01/10/2008. Contributed by RJ Barker
pub: Del Rey/Ballantine Books. 402 page enlarged paperback. Price: $16.00 (US), $19.00 (CAN). ISBN: 978-0-345-49632-4).
check out website: www.delreydigital.com
My first attempt at reviewing this book saw me going through doing little mini-reviews for each story. That didn't work out and the reason for this is, not my own inherent laziness, but the anthology itself.
When I first started reviewing for SFCrowsnest.com, our lovely Uncle Geoff told me that I should use the term 'SF' not 'Sci-fi' as 'Sci-fi' is somewhat the red-headed stepchild. Well, I do have to admit a terrible fondness for that particular ill-favoured son. Maybe that's a failing in me but the great test for me of any SF or fantasy is whether the fantasy/science element is intrinsic to the story. Good SF or fantasy can tell a story with amazing technology, wonderful beasts or striking magic but great works make you feel like the story couldn't exist without them.
Ellen Datlow is the doyen of speculative fiction. To be featured in one of her anthologies would send a lot of writers into a swoon of pleasure so I had very high expectations from 'The Del Ray Book Of Science Fiction And Fantasy'.
If I'm honest, I didn't particularly enjoy this anthology, probably more down to me than the content. This is a collection shaded with metaphor and coloured with subtleties, there are few wondrous vistas and amazing visions of the 'other' to engage my mind the way I want speculative fiction to. I cannot fault the writing, it is without doubt wonderful all the way through, beautiful in places. There are also the occasional stories that really jump out, 'Daltharee' by Jeffrey Ford with its miniature, fungal cities and the wonderful 'Prisoners Of The Action' by Paul Mcauley and Kim Newman with its razor sharp satire and nods to 'War Of The Worlds' (vast, cool and unsympathetic...) particularly stuck in my mind.

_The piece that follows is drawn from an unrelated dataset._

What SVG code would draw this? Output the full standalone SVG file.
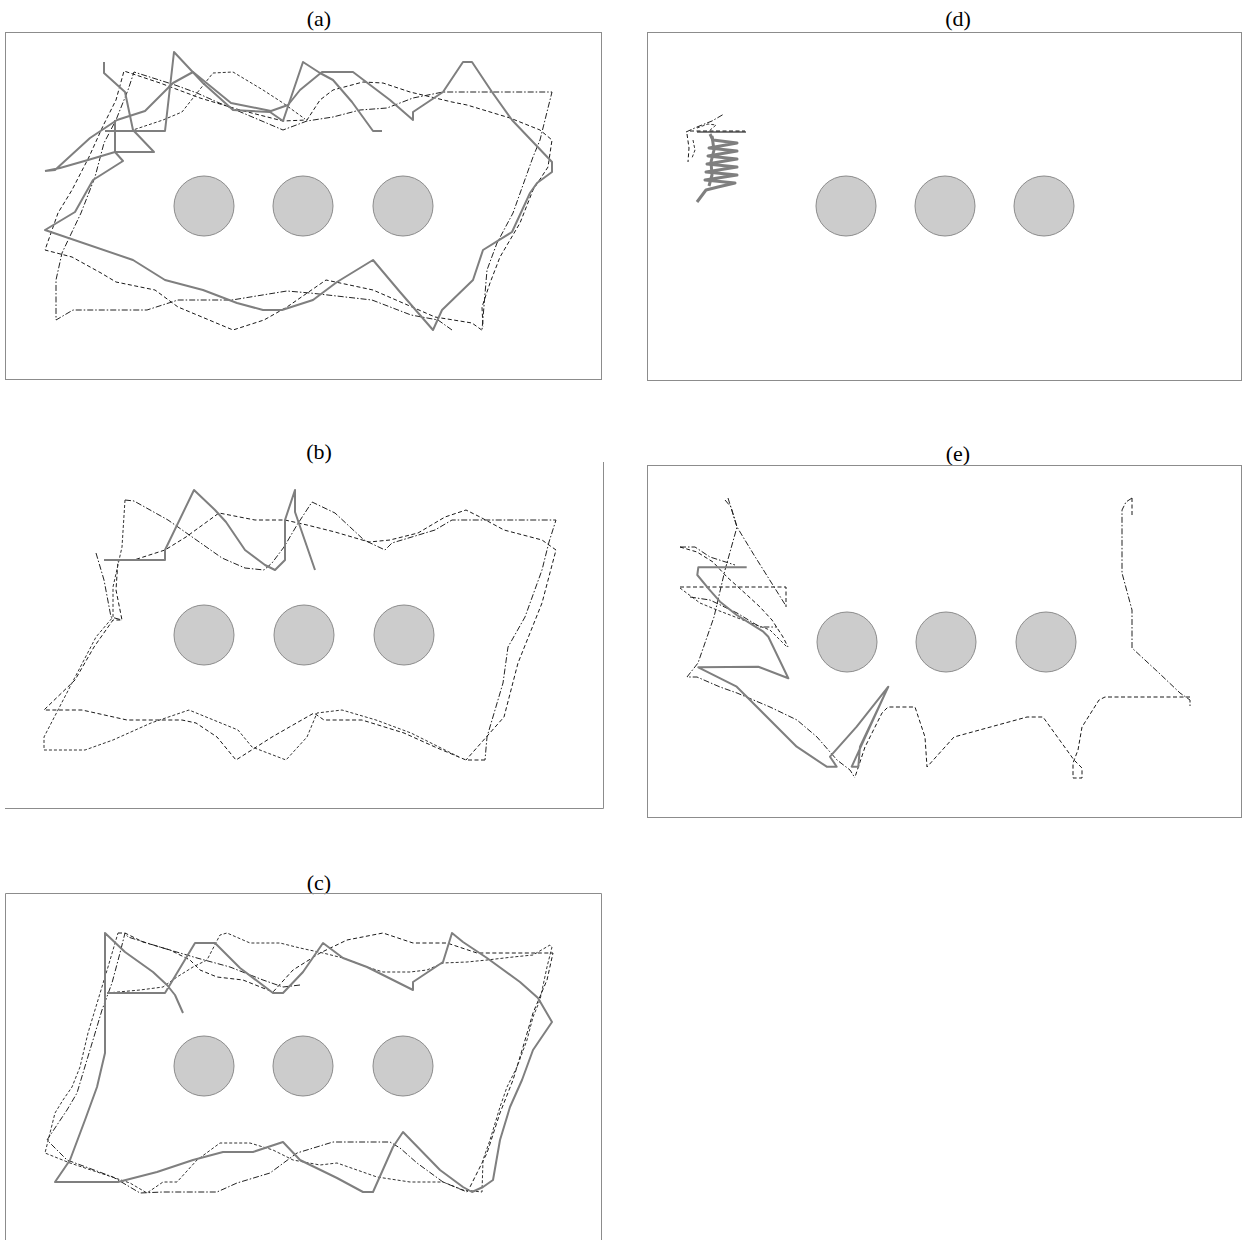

It's an over used cliché that SF and fantasy mirror the world and society they are written in. If that's the case then, as a rule, 'The Del Rey Book Of Science Fiction And Fantasy' shows a very inward looking society. This is staring at the naval of human nature against a setting of Science Fiction and fantasy as opposed to striking out and looking at our society through the vast lens of what can be imagined. This anthology is definitely not for me but that isn't always the same as saying something is a bad book. However, there is very little variety in here, nearly every story is set within a world easily recognised as our own with a few minor tweaks. There are few moments of dislocation and most of the stories are closer to SF and fantasy's more literary acceptable friend 'Magical Realism' than what's advertised on the book cover.
As such, the content tends to feel like it's running into itself. It's like staring at a garden that only contains red flowers; some of them may be more beautiful than the rest but unless you're prepared to look very closely and stare for a long time then they all look the same and none end up being particularly memorable.
If you like your SF/fantasy quiet and contemplative then you will adore this anthology. If you want noise and colour then give it a miss.